Q3: What additional components are needed beyond the kit to have the servo axis fully operational?

The kit provides motor, drive, and interconnecting cables. A complete panel installation additionally requires a three-phase 200–230V AC power supply with an appropriately rated circuit breaker (the ASDA-A2 manual specifies a 20A breaker for the 2.0 kW model), a 24V DC control power supply for the drive's control circuit, and a CN1 wiring harness connecting the host PLC's I/O to the drive's digital inputs and outputs. For axes with high-inertia loads or frequent rapid deceleration, a regenerative braking resistor connected to the drive's B1/B2 terminals absorbs the energy returned to the DC bus during motor braking. The drive has an internal regenerative resistor, but applications with high-inertia loads or short deceleration times may exceed its capacity — this should be evaluated against the duty cycle during system design. A noise filter on the input supply is also recommended for EMC compliance in installations where conducted emissions could affect other equipment on the same supply.


Q4: The kit motor has no holding brake. What applications require the brake-equipped variant, and which motor model should be specified instead?

The standard ECMA-C11020RS is the no-brake, oil-seal, keyway variant designated by the RS suffix. A holding brake is required on any axis where gravity could cause the load to move when the servo drive is de-energized — vertical Z-axes on machining centers, elevated gantry arms, and any mechanism that is held in a raised position during normal pauses in operation. The brake holds the motor shaft stationary when 24V DC is removed (power-off brake design), preventing uncontrolled axis drop on e-stop or power loss. The brake-equipped equivalent of the ECMA-C11020RS retains the same frame size, shaft diameter, electrical winding, and encoder specifications, but adds approximately 0.5 kg to the motor weight and increases rotor inertia to 4.95 × 10⁻⁴ kg·m². Crucially, the holding brake is designed only to hold a stationary shaft — it is not a service brake and must not be used to decelerate a rotating motor, as doing so rapidly wears the brake lining and causes premature failure.


Q5: How does the ASD-A2-2023-L's Position Register (PR) mode work, and is it practical for a machine without a high-end motion controller?

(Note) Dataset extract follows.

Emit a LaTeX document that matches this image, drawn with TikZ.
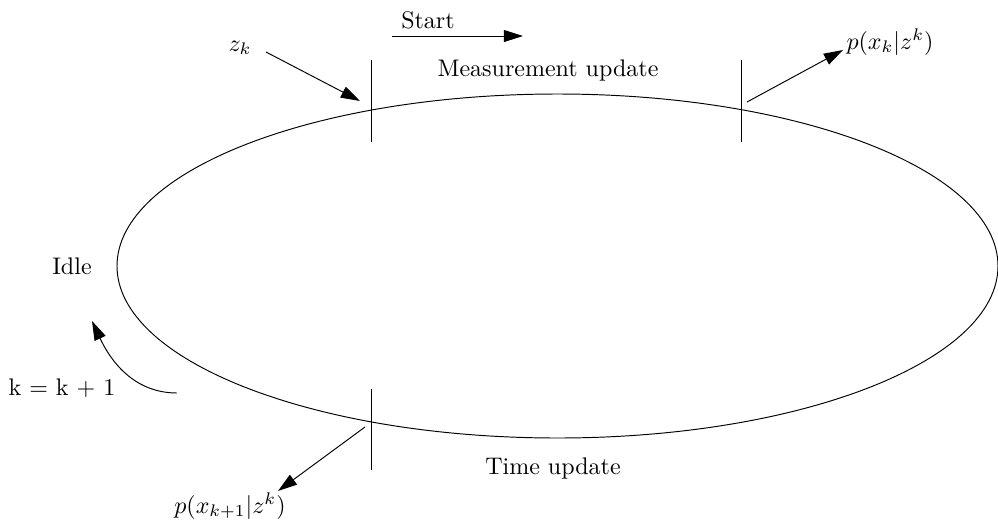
\documentclass[tikz,border=0pt]{standalone}
\usetikzlibrary{arrows.meta}
\begin{document}
\begin{tikzpicture}[x=0.4167pt,y=-0.4167pt,
  arr/.style={-{Triangle[length=8pt,width=5pt]}},
  tick/.style={draw},
  lbl/.style={inner sep=0pt}]
\useasboundingbox (0,0) rectangle (998,526);
% ellipse
\draw (557.5,266) ellipse [x radius=440.5, y radius=172];
% ticks
\coordinate (t1a) at (371,60); \coordinate (t1b) at (371,142);
\coordinate (t2a) at (741,60); \coordinate (t2b) at (741,142);
\coordinate (t3a) at (371,389); \coordinate (t3b) at (371,470);
\draw (t1a) -- (t1b);
\draw (t2a) -- (t2b);
\draw (t3a) -- (t3b);
% labels
\node[lbl] (start) at (428,20) {Start};
\node[lbl] (meas) at (548,70) {Measurement update};
\node[lbl] (time) at (553,468) {Time update};
\node[lbl] (idle) at (72,266) {Idle};
\node[lbl] (kk) at (62,388) {k = k + 1};
\node[lbl] (zk) at (240,48) {$z_k$};
\node[lbl] (pxk) at (890,42) {$p(x_k|z^k)$};
\node[lbl] (pxk1) at (230,506) {$p(x_{k+1}|z^k)$};
% arrows
\coordinate (s0) at (392,36); \coordinate (s1) at (523,36);
\draw[arr] (s0) -- (s1);
\coordinate (z0) at (266,52); \coordinate (z1) at (360,101);
\draw[arr] (z0) -- (z1);
\coordinate (p0) at (747,102); \coordinate (p1) at (843,50);
\draw[arr] (p0) -- (p1);
\coordinate (q0) at (365,427); \coordinate (q1) at (278,491);
\draw[arr] (q0) -- (q1);
\coordinate (c0) at (177,393); \coordinate (c1) at (92,321);
\draw[arr] (c0) to[out=180,in=-65] (c1);
\end{tikzpicture}
\end{document}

PR mode stores up to 64 motion profiles directly in the drive's internal memory. Each profile specifies a target position, travel speed, acceleration time, deceleration time, dwell time, and the trigger condition for the next move. A simple PLC — even one with no dedicated motion control instructions — can trigger a complete positioning sequence by toggling a single digital output wired to the drive's CN1 input. The drive executes the full profile autonomously: accelerates, travels to position, decelerates, settles, and signals completion back to the PLC via a digital output. The ASDA-Soft software allows profiles to be programmed graphically on a PC, then downloaded to the drive and stored permanently. For machines that repeat a defined set of moves — a rotary index table cycling through fixed stations, a material feed axis moving fixed distances, or a multi-step insertion mechanism — PR mode is entirely practical as the primary motion control architecture, with the PLC managing the workflow logic (part present, cycle complete, fault handling) rather than issuing real-time position commands.

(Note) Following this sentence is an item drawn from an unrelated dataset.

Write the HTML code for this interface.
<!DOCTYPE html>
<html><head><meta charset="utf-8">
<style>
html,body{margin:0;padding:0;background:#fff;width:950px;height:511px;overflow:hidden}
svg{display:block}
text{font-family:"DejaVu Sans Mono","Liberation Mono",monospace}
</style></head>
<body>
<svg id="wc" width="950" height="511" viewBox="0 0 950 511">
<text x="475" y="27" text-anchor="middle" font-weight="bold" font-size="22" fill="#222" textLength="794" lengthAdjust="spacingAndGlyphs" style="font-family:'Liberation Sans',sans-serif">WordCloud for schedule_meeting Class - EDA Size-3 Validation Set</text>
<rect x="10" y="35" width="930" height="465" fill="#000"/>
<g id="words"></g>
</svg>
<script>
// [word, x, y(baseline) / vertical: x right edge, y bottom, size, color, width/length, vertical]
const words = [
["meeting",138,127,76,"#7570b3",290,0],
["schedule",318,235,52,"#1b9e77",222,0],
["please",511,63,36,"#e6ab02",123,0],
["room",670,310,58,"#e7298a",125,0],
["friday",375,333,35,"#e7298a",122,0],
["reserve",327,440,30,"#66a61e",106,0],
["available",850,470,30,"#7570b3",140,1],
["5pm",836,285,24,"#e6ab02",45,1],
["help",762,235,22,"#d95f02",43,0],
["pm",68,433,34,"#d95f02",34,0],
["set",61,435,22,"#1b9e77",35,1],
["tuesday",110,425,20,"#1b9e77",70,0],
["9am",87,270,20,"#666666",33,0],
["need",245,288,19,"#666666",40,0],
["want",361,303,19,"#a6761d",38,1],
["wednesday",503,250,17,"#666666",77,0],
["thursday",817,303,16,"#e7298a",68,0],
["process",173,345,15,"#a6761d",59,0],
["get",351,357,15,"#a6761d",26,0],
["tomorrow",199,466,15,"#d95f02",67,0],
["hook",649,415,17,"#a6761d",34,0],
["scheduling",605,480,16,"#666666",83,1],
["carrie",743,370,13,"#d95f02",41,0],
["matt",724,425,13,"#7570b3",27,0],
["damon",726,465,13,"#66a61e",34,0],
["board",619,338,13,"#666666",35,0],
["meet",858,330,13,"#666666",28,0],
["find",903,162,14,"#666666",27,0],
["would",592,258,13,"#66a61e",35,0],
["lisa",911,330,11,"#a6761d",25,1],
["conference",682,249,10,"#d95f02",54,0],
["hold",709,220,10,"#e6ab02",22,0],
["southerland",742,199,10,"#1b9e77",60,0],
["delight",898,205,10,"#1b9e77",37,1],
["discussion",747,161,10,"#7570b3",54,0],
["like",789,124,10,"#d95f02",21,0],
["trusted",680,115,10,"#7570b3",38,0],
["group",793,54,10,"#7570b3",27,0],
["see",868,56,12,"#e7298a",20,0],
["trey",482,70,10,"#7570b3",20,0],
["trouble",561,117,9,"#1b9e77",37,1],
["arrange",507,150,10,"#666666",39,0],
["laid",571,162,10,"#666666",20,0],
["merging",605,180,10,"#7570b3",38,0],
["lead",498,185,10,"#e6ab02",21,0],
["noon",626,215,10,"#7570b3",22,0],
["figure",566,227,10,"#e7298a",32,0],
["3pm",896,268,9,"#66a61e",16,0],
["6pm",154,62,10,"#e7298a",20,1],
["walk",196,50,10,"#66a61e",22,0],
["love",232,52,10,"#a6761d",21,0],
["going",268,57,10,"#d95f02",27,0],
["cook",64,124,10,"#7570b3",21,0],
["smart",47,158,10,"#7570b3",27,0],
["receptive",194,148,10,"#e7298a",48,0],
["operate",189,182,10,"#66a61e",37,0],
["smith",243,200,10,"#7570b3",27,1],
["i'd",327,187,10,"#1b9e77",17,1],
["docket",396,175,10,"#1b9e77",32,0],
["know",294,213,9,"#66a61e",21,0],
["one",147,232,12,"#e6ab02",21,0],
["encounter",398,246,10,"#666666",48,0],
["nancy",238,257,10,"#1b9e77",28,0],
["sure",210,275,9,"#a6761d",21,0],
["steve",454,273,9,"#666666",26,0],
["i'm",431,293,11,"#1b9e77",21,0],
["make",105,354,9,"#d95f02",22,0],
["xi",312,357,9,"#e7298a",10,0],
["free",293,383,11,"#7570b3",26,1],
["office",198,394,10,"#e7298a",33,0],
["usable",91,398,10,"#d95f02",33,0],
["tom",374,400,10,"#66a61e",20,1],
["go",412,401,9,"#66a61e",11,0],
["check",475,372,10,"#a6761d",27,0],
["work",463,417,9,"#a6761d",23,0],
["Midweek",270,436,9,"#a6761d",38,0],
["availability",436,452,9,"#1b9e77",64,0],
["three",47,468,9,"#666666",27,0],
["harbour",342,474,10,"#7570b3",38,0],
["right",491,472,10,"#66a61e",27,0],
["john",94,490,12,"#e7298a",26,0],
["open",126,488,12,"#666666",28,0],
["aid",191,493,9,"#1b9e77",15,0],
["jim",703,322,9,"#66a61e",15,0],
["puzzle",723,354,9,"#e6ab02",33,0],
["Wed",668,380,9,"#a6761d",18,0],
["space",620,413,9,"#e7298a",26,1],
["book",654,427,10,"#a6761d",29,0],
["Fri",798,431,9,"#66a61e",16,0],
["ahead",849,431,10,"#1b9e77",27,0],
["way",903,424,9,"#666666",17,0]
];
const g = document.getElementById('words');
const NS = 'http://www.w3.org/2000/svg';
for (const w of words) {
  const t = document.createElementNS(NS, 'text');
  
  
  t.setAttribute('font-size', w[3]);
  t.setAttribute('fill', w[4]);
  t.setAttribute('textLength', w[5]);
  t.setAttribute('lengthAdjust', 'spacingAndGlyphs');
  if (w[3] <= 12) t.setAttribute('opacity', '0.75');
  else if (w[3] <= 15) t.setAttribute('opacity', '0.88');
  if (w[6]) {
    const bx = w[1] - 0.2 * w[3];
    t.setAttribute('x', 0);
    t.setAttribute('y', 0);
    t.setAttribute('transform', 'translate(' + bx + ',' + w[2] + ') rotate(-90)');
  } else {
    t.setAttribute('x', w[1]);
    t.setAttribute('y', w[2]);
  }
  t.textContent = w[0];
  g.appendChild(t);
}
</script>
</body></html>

The Delta ASD-A2-2023-L kit pairs the ECMA-C11020RS 100mm low-inertia servo motor with the ASDA-A2 2.0 kW drive and 3m matched cables. Rated torque values are continuous permissible values at 0–40°C ambient temperature with appropriate heatsinking per Delta's installation guidelines. Always allow DC bus discharge time (minimum 10 minutes after power-off) before working on drive wiring or connectors.